5Roboão ficou em Jerusalém e fortificou as seguintes povoações de Judá, reforçando muralhas e portas para maior segurança: 6Belém, Etã, Tecoa, 7Bete-Zur, Socó, Adulão, 8Gate, Maressa, Zife, 9Adoraim, Laquis, Azeca, 10Zora, Aijalom e Hebrom. Estas cidades fortificadas estão nos territórios de Judá e de Benjamim. 11Também reconstruiu e reforçou as fortalezas, guarnecendo-as com maiores contingentes de tropas sob o comando de oficiais, reabastecendo-as com comida, azeite e vinho. 12Também renovou as provisões, escudos e lanças, em cada cidade, como medida de segurança. Porque só Judá e Benjamim se mantiveram leais.

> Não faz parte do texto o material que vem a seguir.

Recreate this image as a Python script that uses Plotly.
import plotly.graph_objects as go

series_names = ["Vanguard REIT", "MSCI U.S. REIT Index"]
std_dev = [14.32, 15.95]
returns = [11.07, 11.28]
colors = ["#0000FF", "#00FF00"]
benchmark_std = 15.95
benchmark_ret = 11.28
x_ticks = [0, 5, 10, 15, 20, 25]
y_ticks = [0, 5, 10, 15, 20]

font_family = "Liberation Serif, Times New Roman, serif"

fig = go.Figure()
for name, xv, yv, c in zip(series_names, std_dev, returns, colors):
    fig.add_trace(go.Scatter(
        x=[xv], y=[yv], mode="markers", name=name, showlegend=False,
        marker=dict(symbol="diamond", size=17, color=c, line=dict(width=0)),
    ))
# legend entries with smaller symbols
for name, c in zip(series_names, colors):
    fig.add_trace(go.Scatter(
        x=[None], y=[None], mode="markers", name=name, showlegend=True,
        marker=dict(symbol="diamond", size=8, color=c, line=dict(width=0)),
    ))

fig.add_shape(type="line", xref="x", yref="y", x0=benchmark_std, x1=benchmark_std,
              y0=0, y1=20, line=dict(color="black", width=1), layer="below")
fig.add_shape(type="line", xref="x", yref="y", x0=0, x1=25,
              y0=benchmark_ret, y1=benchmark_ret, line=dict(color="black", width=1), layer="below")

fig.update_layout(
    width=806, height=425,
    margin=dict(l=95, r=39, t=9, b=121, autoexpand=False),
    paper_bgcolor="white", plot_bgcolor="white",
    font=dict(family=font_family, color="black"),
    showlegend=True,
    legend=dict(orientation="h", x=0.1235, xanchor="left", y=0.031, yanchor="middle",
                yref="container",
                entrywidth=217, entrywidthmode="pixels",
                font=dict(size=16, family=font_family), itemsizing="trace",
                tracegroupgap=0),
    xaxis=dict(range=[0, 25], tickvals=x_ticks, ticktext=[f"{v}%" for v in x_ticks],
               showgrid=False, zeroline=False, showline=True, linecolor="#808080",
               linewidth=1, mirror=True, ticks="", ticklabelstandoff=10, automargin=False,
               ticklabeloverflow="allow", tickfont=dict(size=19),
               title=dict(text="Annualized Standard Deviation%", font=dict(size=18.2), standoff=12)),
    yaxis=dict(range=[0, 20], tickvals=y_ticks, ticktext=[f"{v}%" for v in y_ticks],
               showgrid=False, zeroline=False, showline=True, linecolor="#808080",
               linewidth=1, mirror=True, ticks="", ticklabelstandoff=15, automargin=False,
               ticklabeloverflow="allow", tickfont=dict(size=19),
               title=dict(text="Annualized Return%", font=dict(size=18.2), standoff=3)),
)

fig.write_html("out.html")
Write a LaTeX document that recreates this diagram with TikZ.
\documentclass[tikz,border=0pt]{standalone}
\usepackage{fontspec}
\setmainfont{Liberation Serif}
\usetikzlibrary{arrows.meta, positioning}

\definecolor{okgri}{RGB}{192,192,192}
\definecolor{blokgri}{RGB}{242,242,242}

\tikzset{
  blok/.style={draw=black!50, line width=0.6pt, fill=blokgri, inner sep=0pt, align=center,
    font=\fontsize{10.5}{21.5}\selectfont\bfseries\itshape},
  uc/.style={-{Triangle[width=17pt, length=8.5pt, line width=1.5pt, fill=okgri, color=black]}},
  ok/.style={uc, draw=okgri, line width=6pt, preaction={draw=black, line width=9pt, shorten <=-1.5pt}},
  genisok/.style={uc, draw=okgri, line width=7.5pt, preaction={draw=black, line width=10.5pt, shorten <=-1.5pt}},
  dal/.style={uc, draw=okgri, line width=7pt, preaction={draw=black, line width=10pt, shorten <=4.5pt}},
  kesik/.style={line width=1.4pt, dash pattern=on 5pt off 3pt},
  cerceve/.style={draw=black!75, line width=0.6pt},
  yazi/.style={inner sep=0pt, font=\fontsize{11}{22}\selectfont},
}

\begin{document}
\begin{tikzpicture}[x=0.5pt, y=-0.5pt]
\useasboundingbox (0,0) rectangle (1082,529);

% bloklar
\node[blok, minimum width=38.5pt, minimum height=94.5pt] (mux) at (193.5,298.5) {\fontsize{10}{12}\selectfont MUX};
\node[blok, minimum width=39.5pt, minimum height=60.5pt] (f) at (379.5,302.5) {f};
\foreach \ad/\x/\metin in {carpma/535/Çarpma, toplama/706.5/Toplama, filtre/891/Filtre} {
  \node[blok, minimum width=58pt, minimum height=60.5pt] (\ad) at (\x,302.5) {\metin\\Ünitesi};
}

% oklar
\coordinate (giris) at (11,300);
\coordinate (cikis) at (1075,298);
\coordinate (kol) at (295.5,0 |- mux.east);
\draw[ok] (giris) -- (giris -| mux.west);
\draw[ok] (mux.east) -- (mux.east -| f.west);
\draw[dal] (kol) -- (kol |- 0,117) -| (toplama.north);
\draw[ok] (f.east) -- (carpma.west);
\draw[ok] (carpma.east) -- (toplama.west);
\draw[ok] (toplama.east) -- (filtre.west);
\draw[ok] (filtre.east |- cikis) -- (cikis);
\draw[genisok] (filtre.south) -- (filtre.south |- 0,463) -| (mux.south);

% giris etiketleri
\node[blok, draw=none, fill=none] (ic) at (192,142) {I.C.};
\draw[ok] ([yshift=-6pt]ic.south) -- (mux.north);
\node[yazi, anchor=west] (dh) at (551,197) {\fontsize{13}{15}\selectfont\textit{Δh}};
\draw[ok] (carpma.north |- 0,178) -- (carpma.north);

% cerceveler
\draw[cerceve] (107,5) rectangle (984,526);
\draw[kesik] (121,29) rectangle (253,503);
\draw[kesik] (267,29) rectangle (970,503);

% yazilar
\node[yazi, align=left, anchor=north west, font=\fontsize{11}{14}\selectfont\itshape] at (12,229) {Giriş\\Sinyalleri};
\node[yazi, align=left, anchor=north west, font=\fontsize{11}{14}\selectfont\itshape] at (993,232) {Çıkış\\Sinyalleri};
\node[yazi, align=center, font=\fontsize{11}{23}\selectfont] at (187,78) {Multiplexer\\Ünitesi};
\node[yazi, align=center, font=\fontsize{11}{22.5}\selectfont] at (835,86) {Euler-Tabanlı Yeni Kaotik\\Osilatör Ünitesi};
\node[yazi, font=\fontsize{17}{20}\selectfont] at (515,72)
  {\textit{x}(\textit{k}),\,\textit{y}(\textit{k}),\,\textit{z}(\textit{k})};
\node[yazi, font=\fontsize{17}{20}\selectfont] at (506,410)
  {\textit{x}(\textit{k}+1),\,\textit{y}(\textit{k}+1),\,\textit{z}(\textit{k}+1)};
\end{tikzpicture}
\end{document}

13-14Contudo, os sacerdotes e os levitas das outras tribos abandonaram as suas casas e localidades de origem e mudaram-se para Jerusalém, porque o rei Jeroboão os despedira, dizendo-lhes que tinham de deixar de ser sacerdotes do Senhor. 15Jeroboão designou outros sacerdotes no lugar dos primeiros, encorajando o povo a prestar culto a ídolos, e não a Deus, fazendo sacrifícios a imagens de ídolos feitas por mãos de homens, que haviam construído em forma de bodes e de bezerros. 16Houve também gente de todas as partes de Israel a mudar-se para Jerusalém, onde podia continuar a adorar livremente o Senhor, o Deus dos seus antepassados, e a prestar-lhe culto. 17Isto deu ainda mais força ao reino de Judá, pelo que o rei Roboão pôde fortalecer-se durante três anos sem dificuldade; porque, durante esse tempo, houve um esforço grande para obedecer ao Senhor, tal como os reis David e Salomão tinham feito.

A família de Roboão

18Roboão casou-se com Maalate, que era filha de Jerimote, filho de David e Abiail, filha de Eliabe, que era filho de Jessé. 19Três filhos nasceram desse casamento: Jeús, Semarias e Zaão. 20Mais tarde, casou-se também com Maacá, filha de Absalão. Os filhos que esta última lhe deu foram Abias, Atai, Ziza e Selomite. 21Roboão amou mais Maacá do que qualquer outra das mulheres ou concubinas e teve 18 mulheres e 60 concubinas que lhe deram 28 filhos e 60 filhas.

22Abias, filho de Maacá, era o seu favorito, e decidiu fazê-lo herdeiro no trono. 23Prudentemente espalhou os outros filhos pelas povoações fortificadas das terras de Judá e Benjamim, dando-lhes generosas pensões e a possibilidade de viver com muitas mulheres.